Libyan rebels have extended a deadline for forces loyal to Muammar Gaddafi to surrender by a week, officials in Benghazi said, but others in the capital Tripoli denied it.

"We give them one week more," Mohammed Zawawi told AFP in the rebels' eastern bastion, stating that the ultimatum, which would have expired on Saturday, applied to areas holding out in the south and the centre, as well as to Gaddafi's hometown of Sirte.

"Sirte is not that strategic so that we rush," he said. "We give them more time to make some progress on the negotiations."

Sirte, on the coast between Tripoli and Benghazi and the main town still in loyalist hands, is besieged by rebel forces from east and west.

"We are trying to make them surrender by cutting water and electricity there," Zawawi said.

The postponement was confirmed by the rebels' military spokesman in Benghazi, Colonel Ahmed Omar Bani, but Omar al-Hariri, the senior military official on the rebels' Transitional Council, said in Tripoli there was "no extension."

"It is not correct," he told AFP, adding that he had spoken to other members of the TNC who said they had not considered extending the deadline.

"I think there won't be any extension."

An assistant to the official TNC spokesman Mahmud Shammam, currently in Paris at a "Friends of Libya" conference, added: "It is not true, we did not release any statement about this issue."

The rebels had said on Tuesday they were ready for the final battle of their more than six-month uprising after their leaders gaveGaddafi's last loyalists a Saturday deadline to surrender.

TNC head Mustafa Abdel Jalil said the respite was offered to mark the three-day Eid al-Fitr feast which follows the end of the Muslim fasting month of Ramadan.

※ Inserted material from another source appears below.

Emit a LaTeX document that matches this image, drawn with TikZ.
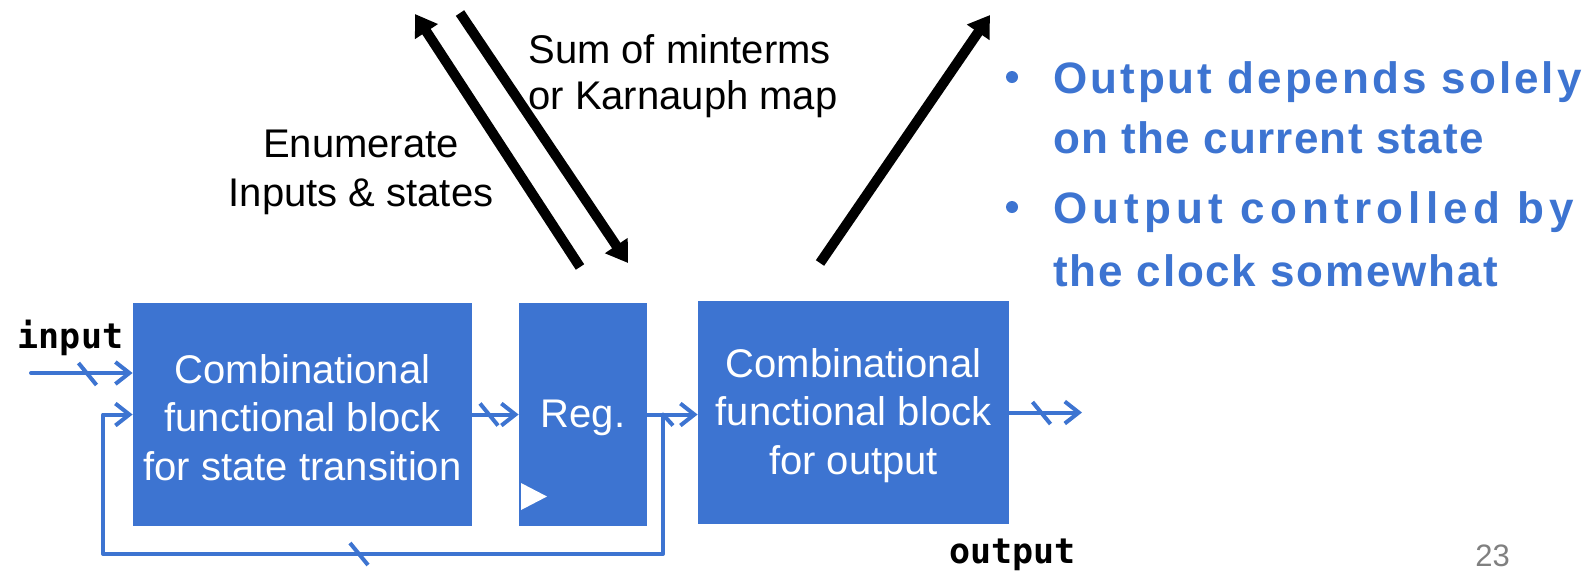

"From Saturday, if no peaceful solution is in sight on the ground, we will resort to military force," Abdel Jalil had said.

The rebels said earlier on Thursday they no longer believed fallen strongman Kadhafi is hiding in Sirte, and are talking with tribal chiefs for the city's peaceful surrender.

Jalal al-Digheily, defence minister in the NTC, was speaking at Nofilia, some 100 kilometres (60 miles) east of Sirte.

"There will be no attack on Sirte just now. We continue to negotiate to enter the city peacefully," Digheily said. "We are negotiating with tribal leaders and seek a peaceful solution for all Libyans."

"The tribal chiefs agreed with us that we must not wage war in the city," said rebel commander Yunes al-Abderi. He said he was "very optimistic" about a peaceful surrender, although "some units (of Kadhafi loyalists) still do not want to go."